To be done.
Retype nothing except the lines below from the one with "Write the matplotlib code for this chart." through the one with "(0,0) rectangle (1964,1250);", exactly, with images left out.

Items.
_ _ _
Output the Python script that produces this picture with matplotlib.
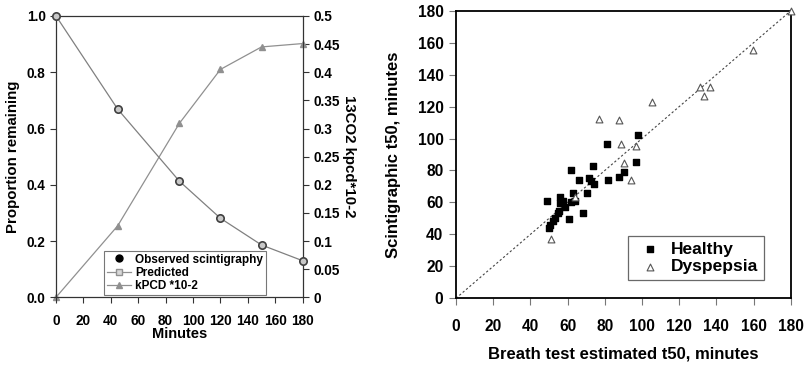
_ _ _
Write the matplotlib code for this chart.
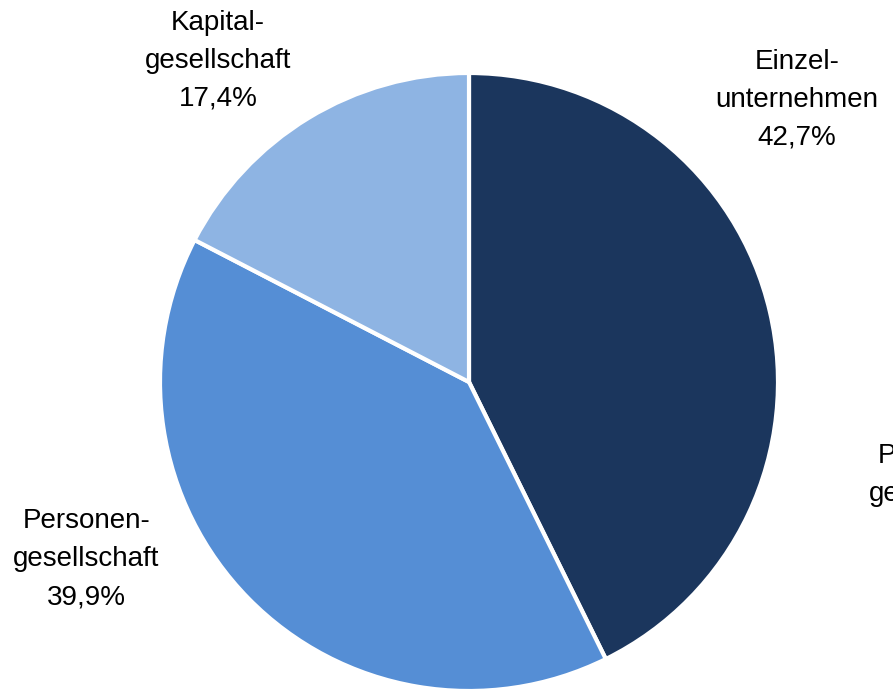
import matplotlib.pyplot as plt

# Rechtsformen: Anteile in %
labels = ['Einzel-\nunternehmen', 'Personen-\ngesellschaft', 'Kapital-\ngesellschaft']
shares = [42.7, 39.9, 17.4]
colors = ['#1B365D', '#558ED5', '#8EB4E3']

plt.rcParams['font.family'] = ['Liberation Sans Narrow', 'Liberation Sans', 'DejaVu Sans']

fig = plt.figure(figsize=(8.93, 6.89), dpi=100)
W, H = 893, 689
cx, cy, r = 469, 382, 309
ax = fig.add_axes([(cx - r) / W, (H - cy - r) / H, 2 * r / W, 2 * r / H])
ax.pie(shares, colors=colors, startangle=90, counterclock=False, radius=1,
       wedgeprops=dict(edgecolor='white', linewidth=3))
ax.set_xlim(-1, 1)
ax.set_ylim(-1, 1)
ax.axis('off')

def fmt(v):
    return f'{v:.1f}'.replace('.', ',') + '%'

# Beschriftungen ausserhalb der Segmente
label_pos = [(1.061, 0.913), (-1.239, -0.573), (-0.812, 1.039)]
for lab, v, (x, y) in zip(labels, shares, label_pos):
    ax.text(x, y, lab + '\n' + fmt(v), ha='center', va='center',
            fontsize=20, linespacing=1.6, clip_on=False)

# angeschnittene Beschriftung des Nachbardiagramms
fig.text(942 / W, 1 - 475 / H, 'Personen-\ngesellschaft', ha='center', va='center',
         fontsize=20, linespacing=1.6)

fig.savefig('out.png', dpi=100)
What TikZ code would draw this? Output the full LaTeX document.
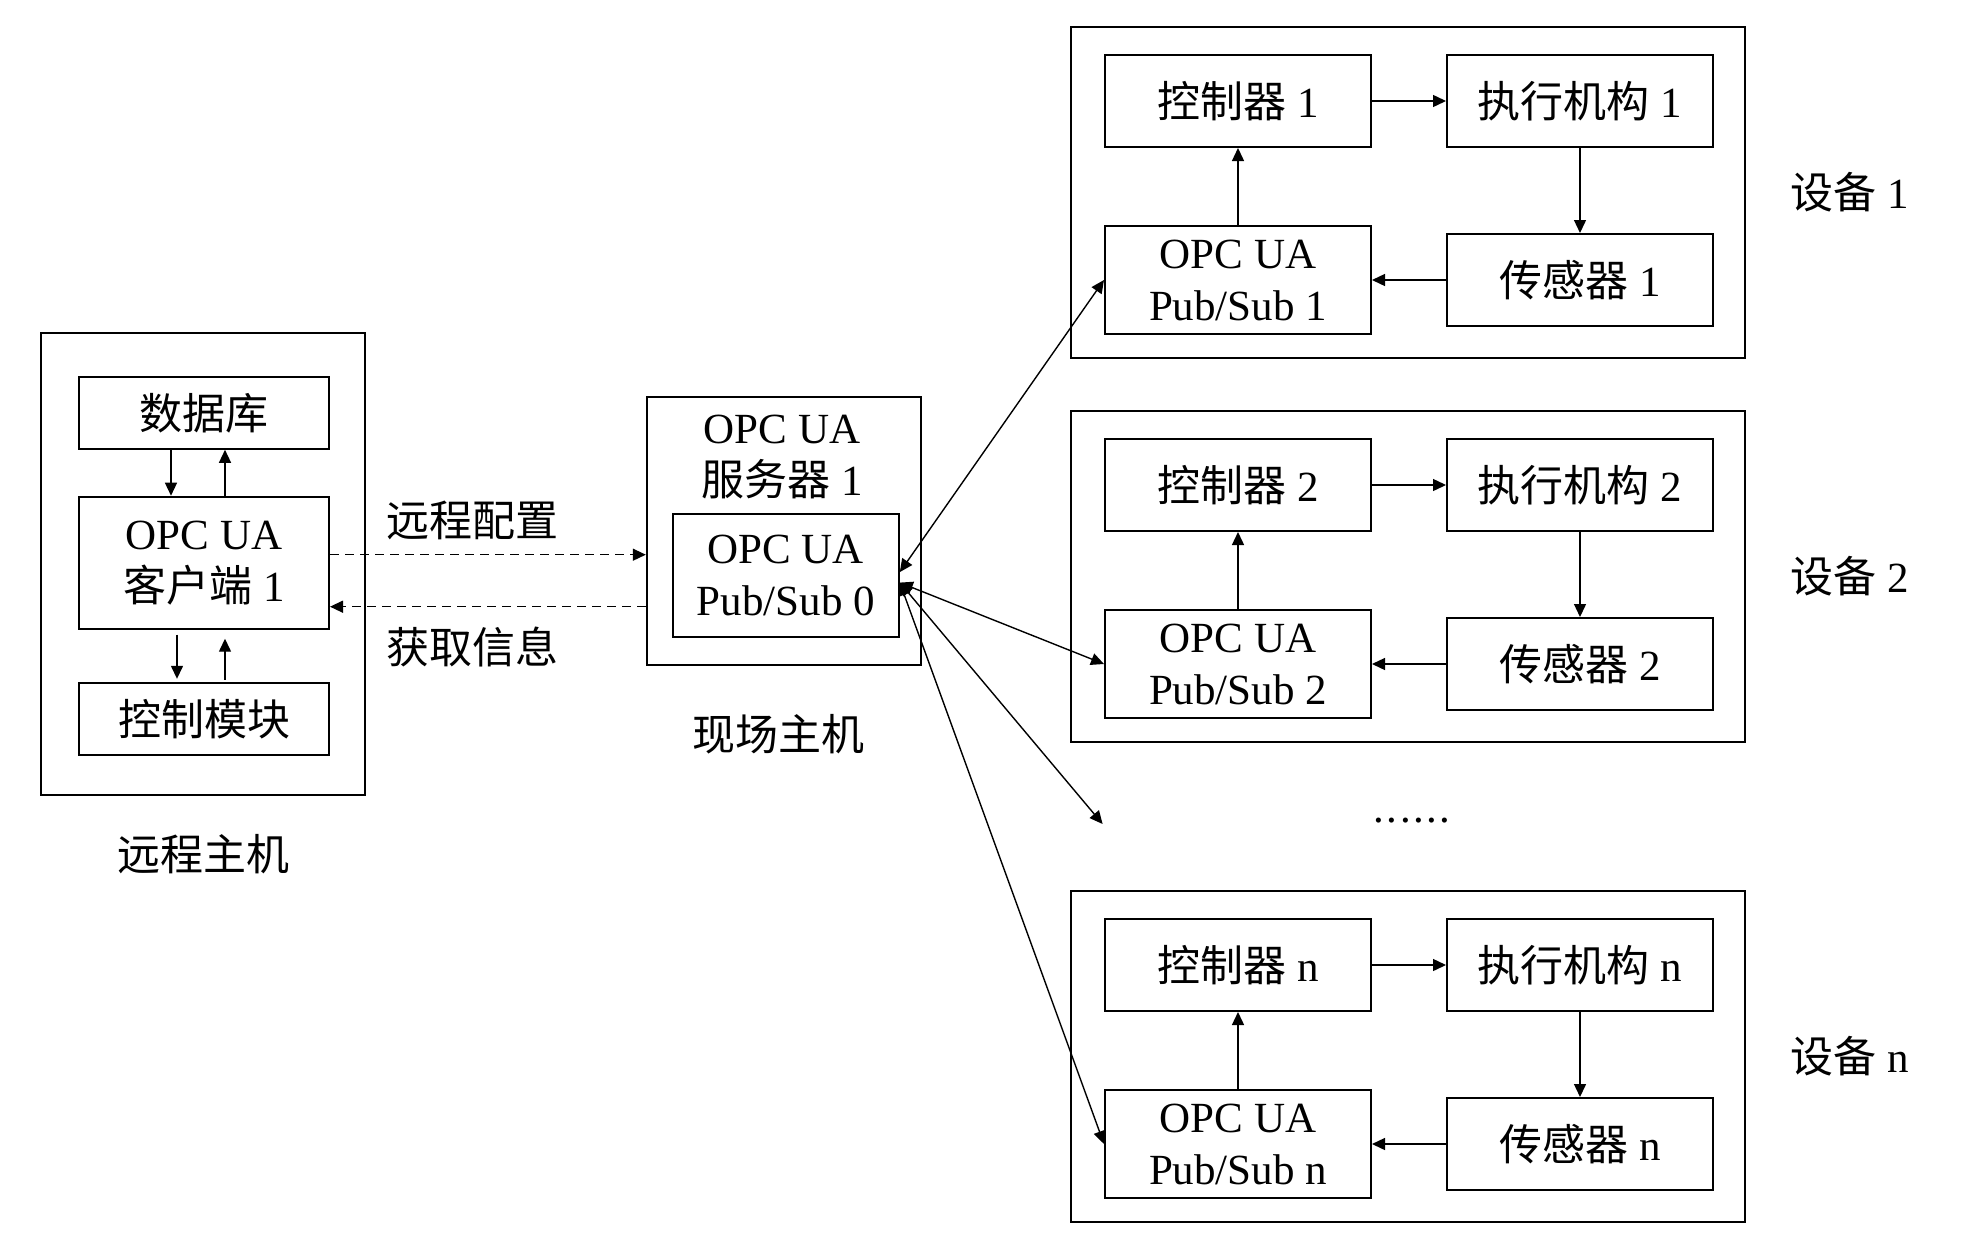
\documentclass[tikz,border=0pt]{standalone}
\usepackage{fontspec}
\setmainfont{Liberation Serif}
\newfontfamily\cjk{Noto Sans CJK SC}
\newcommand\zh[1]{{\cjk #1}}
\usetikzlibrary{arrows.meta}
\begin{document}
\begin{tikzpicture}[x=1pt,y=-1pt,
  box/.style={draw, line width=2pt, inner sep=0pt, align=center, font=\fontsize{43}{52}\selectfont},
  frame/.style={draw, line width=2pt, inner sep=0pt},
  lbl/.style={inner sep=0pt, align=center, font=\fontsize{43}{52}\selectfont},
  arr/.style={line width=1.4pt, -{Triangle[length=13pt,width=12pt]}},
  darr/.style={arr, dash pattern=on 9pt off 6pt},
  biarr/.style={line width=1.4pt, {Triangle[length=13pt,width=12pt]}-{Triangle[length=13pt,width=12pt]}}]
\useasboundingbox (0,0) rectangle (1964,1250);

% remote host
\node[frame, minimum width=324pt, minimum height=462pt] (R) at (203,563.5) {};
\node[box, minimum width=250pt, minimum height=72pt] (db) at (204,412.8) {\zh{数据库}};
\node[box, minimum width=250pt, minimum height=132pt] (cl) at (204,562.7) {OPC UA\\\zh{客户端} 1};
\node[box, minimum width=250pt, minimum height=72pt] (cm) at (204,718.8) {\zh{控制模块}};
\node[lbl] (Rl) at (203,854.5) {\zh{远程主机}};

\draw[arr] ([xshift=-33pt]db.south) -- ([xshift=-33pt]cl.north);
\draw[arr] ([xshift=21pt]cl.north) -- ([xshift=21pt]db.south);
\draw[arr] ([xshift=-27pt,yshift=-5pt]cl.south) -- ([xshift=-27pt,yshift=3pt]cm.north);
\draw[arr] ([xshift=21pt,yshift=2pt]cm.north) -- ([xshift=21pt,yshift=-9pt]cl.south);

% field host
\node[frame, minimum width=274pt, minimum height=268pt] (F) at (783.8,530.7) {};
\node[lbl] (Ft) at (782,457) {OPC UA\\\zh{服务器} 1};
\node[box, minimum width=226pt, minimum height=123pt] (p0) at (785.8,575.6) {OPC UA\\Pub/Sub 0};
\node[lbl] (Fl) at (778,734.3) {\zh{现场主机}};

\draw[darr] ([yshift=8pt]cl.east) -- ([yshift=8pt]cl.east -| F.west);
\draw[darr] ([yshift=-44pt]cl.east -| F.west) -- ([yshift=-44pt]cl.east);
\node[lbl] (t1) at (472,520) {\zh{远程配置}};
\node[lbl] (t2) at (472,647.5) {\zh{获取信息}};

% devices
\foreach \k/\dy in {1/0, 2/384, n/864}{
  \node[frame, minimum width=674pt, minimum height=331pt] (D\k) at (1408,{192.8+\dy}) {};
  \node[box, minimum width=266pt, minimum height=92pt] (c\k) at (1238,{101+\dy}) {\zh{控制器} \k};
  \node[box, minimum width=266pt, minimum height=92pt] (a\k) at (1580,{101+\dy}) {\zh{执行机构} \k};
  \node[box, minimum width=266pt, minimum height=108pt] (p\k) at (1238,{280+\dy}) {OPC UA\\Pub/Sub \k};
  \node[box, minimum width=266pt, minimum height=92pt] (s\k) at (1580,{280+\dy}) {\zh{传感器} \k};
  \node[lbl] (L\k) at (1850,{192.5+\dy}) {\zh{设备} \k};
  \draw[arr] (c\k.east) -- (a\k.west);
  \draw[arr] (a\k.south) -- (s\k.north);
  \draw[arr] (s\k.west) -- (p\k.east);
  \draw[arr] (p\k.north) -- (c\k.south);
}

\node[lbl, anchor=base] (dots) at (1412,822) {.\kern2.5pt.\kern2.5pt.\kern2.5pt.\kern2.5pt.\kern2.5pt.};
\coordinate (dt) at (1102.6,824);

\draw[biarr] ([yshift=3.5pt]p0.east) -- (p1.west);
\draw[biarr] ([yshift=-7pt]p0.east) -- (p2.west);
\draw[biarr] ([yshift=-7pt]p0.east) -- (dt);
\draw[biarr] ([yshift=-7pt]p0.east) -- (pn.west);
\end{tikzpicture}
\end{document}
_ _ _
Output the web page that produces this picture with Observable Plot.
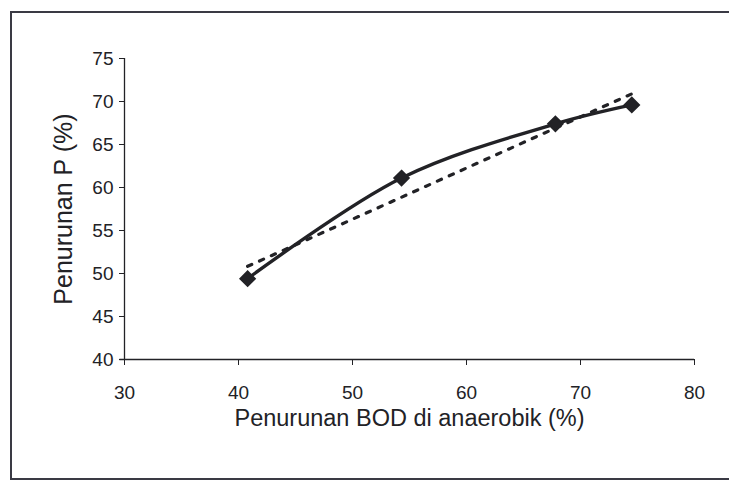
_ _ _
Problem solution.
Write the matplotlib code for this chart.
import matplotlib.pyplot as plt

# Rechtsformen: Anteile in %
labels = ['Einzel-\nunternehmen', 'Personen-\ngesellschaft', 'Kapital-\ngesellschaft']
shares = [42.7, 39.9, 17.4]
colors = ['#1B365D', '#558ED5', '#8EB4E3']

plt.rcParams['font.family'] = ['Liberation Sans Narrow', 'Liberation Sans', 'DejaVu Sans']

fig = plt.figure(figsize=(8.93, 6.89), dpi=100)
W, H = 893, 689
cx, cy, r = 469, 382, 309
ax = fig.add_axes([(cx - r) / W, (H - cy - r) / H, 2 * r / W, 2 * r / H])
ax.pie(shares, colors=colors, startangle=90, counterclock=False, radius=1,
       wedgeprops=dict(edgecolor='white', linewidth=3))
ax.set_xlim(-1, 1)
ax.set_ylim(-1, 1)
ax.axis('off')

def fmt(v):
    return f'{v:.1f}'.replace('.', ',') + '%'

# Beschriftungen ausserhalb der Segmente
label_pos = [(1.061, 0.913), (-1.239, -0.573), (-0.812, 1.039)]
for lab, v, (x, y) in zip(labels, shares, label_pos):
    ax.text(x, y, lab + '\n' + fmt(v), ha='center', va='center',
            fontsize=20, linespacing=1.6, clip_on=False)

# angeschnittene Beschriftung des Nachbardiagramms
fig.text(942 / W, 1 - 475 / H, 'Personen-\ngesellschaft', ha='center', va='center',
         fontsize=20, linespacing=1.6)

fig.savefig('out.png', dpi=100)
What TikZ code would draw this? Output the full LaTeX document.
\documentclass[tikz,border=0pt]{standalone}
\usepackage{fontspec}
\setmainfont{Liberation Serif}
\newfontfamily\cjk{Noto Sans CJK SC}
\newcommand\zh[1]{{\cjk #1}}
\usetikzlibrary{arrows.meta}
\begin{document}
\begin{tikzpicture}[x=1pt,y=-1pt,
  box/.style={draw, line width=2pt, inner sep=0pt, align=center, font=\fontsize{43}{52}\selectfont},
  frame/.style={draw, line width=2pt, inner sep=0pt},
  lbl/.style={inner sep=0pt, align=center, font=\fontsize{43}{52}\selectfont},
  arr/.style={line width=1.4pt, -{Triangle[length=13pt,width=12pt]}},
  darr/.style={arr, dash pattern=on 9pt off 6pt},
  biarr/.style={line width=1.4pt, {Triangle[length=13pt,width=12pt]}-{Triangle[length=13pt,width=12pt]}}]
\useasboundingbox (0,0) rectangle (1964,1250);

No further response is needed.